No início da série Westworld vemos que as pessoas começam seguindo as quests dadas pelos NPCs mais óbvios, mas logo estão seguindo suas próprias jornadas, encontrando sua própria diversão em um mundo interativo. Em Westworld se o jogador quiser salvar alguém de uma ameaça, ele não precisa entrar em uma missão, pois o mundo em si já é perigoso, pessoas inocentes morrem diariamente sem ninguém intervir e isso significa que em uma dessas ocasiões o visitante pode chegar no exato momento e salvar essa pessoa, tendo uma experiência única.

Isso não é tão diferente em conceito das vilas de Minecraft, as quais são completamente desprotegidas contra monstros. Se uma horda de zumbis for em direção a uma vila, você poderia impedi-los. Os habitantes no entanto não ficarão gratos, eles não são programados para isso. Você pode ficar o dia inteiro ajudando a vila, plantando, construindo, protegendo-a e eles não reagirão de forma alguma.
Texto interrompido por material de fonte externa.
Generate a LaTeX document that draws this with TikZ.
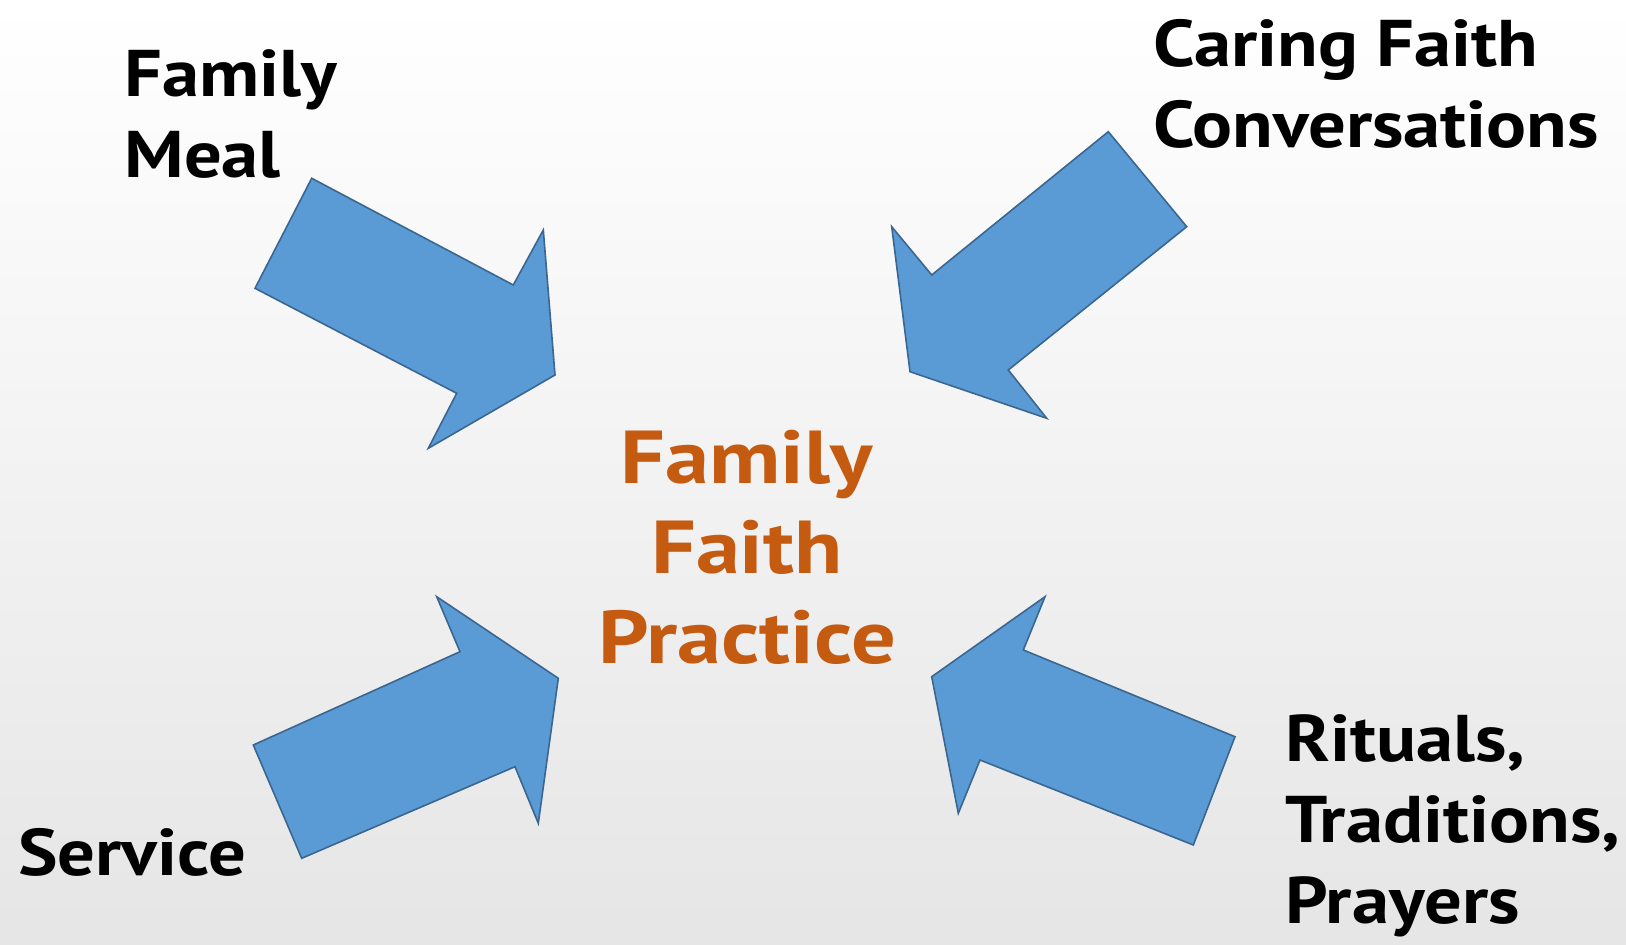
\documentclass[tikz,border=0pt]{standalone}
\usepackage{fontspec}
\setmainfont[FakeStretch=1.13]{PT Sans}
\newfontfamily\corefont[FakeStretch=1.18]{PT Sans}
\definecolor{arrowfill}{HTML}{5B9BD5}
\definecolor{arrowline}{HTML}{3A6690}
\definecolor{centertxt}{HTML}{C55A11}
\begin{document}
\begin{tikzpicture}[x=0.5pt,y=-0.5pt,
  blockarrow/.style={fill=arrowfill,draw=arrowline,line width=0.8pt,line join=miter},
  label/.style={inner sep=0pt,anchor=base west,align=left,text=black,
    font=\bfseries\fontsize{33}{40.5}\selectfont},
  centre/.style={inner sep=0pt,anchor=base,align=center,text=centertxt,
    font=\corefont\bfseries\fontsize{37.5}{45}\selectfont}]
\useasboundingbox (0,0) rectangle (1626,945);
\shade[top color=white,middle color=white,bottom color=black!10] (0,0) rectangle (1626,945);
% block arrows
\draw[blockarrow] (311.7,178.3) -- (513.3,285) -- (543.3,230) -- (555,375) -- (428.3,448.3) -- (456.7,393.3) -- (255,288.3) -- cycle;
\draw[blockarrow] (1108.3,131.7) -- (1186.7,226.7) -- (1008.3,370) -- (1046.7,418.3) -- (910,371.7) -- (891.7,226.7) -- (931.7,275) -- cycle;
\draw[blockarrow] (436.7,596.7) -- (558.3,678.3) -- (538.3,823.3) -- (515,766.7) -- (301.7,858.3) -- (253.3,745) -- (460,651.7) -- cycle;
\draw[blockarrow] (1045,596.7) -- (1023.3,650) -- (1235,736.7) -- (1193.3,845) -- (980,760) -- (958.3,813.3) -- (931.7,676.7) -- cycle;
% texts (anchored at the baseline of their last line)
\node[label] (meal) at (124,178) {Family\\Meal};
\node[label] (conv) at (1153,148) {Caring Faith\\Conversations};
\node[label] (rit) at (1285,923) {Rituals,\\Traditions,\\Prayers};
\node[label] (serv) at (18,875) {Service};
\node[centre] (core) at (747,663) {Family\\Faith\\Practice};
\end{tikzpicture}
\end{document}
Se ao invés disso os NPCs tivessem variáveis, hoje haveria comunidades inteiras dedicadas a construir vilas em Minecraft nas quais os jogadores poderiam ser vistos como reis. Ao invés disso se você tiver habitantes demais em um mesmo local, todos tentam entrar na mesma casa até se sufocarem por falta de espaço (sim, é sério).
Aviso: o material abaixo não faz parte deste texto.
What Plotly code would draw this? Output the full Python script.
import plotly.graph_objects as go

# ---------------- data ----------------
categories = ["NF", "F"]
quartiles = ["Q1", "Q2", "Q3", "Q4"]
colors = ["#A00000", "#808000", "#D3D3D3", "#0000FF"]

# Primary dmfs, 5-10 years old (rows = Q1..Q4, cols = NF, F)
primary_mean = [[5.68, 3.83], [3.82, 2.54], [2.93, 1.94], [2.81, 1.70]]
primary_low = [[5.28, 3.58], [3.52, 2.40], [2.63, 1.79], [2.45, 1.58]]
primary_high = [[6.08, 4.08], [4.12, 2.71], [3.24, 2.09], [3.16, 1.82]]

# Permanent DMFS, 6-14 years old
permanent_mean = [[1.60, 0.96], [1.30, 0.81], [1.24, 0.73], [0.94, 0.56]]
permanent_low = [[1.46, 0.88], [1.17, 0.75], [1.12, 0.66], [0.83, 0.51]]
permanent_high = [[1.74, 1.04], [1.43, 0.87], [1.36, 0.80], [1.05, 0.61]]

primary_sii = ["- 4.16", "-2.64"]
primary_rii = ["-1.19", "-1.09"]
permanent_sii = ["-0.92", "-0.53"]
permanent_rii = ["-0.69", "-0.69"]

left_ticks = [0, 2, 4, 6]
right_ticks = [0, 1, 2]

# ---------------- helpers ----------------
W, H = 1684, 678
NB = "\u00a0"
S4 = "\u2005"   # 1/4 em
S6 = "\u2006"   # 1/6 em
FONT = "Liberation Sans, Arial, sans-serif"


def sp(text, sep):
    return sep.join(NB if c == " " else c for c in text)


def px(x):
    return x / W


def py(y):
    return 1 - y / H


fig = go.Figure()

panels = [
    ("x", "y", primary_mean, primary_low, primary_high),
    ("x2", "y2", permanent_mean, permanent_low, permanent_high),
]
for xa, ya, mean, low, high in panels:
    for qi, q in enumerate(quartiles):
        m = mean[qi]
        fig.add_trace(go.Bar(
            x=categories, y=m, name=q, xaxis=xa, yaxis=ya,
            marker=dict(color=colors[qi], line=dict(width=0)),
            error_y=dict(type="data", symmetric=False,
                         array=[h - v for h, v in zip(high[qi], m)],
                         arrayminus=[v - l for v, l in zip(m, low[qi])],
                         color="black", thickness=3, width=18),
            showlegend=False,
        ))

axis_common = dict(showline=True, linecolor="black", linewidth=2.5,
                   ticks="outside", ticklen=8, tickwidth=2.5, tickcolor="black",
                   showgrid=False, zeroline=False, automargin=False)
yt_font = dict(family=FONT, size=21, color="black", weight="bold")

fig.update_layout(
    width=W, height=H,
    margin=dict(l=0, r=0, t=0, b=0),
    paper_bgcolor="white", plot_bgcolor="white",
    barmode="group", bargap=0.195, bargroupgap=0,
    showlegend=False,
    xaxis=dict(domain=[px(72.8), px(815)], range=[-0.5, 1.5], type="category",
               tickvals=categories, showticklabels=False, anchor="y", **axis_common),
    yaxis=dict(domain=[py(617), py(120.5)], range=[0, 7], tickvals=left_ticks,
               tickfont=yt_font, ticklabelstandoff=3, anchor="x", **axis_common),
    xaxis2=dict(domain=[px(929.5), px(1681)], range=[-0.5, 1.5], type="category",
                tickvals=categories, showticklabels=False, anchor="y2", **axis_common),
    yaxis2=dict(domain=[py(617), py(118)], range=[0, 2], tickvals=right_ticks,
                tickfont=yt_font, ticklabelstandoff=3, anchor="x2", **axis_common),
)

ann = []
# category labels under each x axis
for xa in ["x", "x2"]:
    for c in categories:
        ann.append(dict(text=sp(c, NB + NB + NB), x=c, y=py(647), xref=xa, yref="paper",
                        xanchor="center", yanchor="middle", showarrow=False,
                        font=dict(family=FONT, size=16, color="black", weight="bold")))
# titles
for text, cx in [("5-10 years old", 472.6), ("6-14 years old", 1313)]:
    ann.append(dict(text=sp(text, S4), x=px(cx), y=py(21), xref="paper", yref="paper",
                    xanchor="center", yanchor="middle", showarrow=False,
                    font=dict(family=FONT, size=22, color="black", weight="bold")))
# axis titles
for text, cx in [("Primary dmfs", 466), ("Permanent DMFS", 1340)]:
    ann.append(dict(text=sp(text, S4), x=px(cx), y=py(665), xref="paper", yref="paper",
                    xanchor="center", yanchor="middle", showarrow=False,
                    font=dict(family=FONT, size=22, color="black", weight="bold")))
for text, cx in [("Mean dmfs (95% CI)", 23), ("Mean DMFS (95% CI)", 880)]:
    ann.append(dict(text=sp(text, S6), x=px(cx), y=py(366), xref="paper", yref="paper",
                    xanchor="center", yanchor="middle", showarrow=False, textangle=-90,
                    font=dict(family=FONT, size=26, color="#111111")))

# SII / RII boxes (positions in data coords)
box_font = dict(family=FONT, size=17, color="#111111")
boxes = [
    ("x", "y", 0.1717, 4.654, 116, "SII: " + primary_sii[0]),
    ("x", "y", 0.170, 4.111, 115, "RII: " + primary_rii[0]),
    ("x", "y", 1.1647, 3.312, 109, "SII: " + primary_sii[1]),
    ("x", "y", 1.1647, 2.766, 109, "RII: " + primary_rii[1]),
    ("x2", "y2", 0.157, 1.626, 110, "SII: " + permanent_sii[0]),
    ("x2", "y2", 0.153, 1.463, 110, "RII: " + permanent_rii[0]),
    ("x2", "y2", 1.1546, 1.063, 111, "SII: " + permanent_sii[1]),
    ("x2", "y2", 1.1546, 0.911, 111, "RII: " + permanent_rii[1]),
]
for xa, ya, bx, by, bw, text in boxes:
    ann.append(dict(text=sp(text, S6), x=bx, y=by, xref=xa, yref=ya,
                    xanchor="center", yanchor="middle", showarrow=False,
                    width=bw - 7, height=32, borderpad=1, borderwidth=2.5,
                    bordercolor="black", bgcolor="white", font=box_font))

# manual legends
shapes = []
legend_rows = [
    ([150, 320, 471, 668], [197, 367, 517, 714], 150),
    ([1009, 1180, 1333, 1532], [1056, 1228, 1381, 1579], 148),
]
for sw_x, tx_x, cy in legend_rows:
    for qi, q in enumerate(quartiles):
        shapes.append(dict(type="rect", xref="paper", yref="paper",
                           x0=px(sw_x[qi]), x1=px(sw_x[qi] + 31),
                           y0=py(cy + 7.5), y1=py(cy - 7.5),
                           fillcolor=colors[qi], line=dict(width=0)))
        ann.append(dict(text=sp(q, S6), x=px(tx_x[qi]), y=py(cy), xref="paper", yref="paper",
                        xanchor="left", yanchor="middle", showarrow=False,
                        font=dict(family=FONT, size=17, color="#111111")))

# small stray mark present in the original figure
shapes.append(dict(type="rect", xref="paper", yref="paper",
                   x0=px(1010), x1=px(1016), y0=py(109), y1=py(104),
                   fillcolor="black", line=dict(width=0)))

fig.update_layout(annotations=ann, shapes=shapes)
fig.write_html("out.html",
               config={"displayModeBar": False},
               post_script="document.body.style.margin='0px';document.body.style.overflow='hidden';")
É possível que eventualmente cada jogador tenha seu próprio mundo para moldar da forma que quiser graças a sistemas que nos permitirão interagir com os NPCs a ponto de torná-los parte desse mundo, validadores de que este mundo existe fora da sua observação. Não que esteja defendendo hiper realismo no qual você comete um crime em GTA e uma AI detetive te investiga em uma delegacia (apesar de que isso poderia ser um novo gênero de jogo).

O futuro do sandbox pode ter mais a ver com gerar sensações do que acompanhar histórias, ou seja, mais perto de um parque de diversões que de um filme.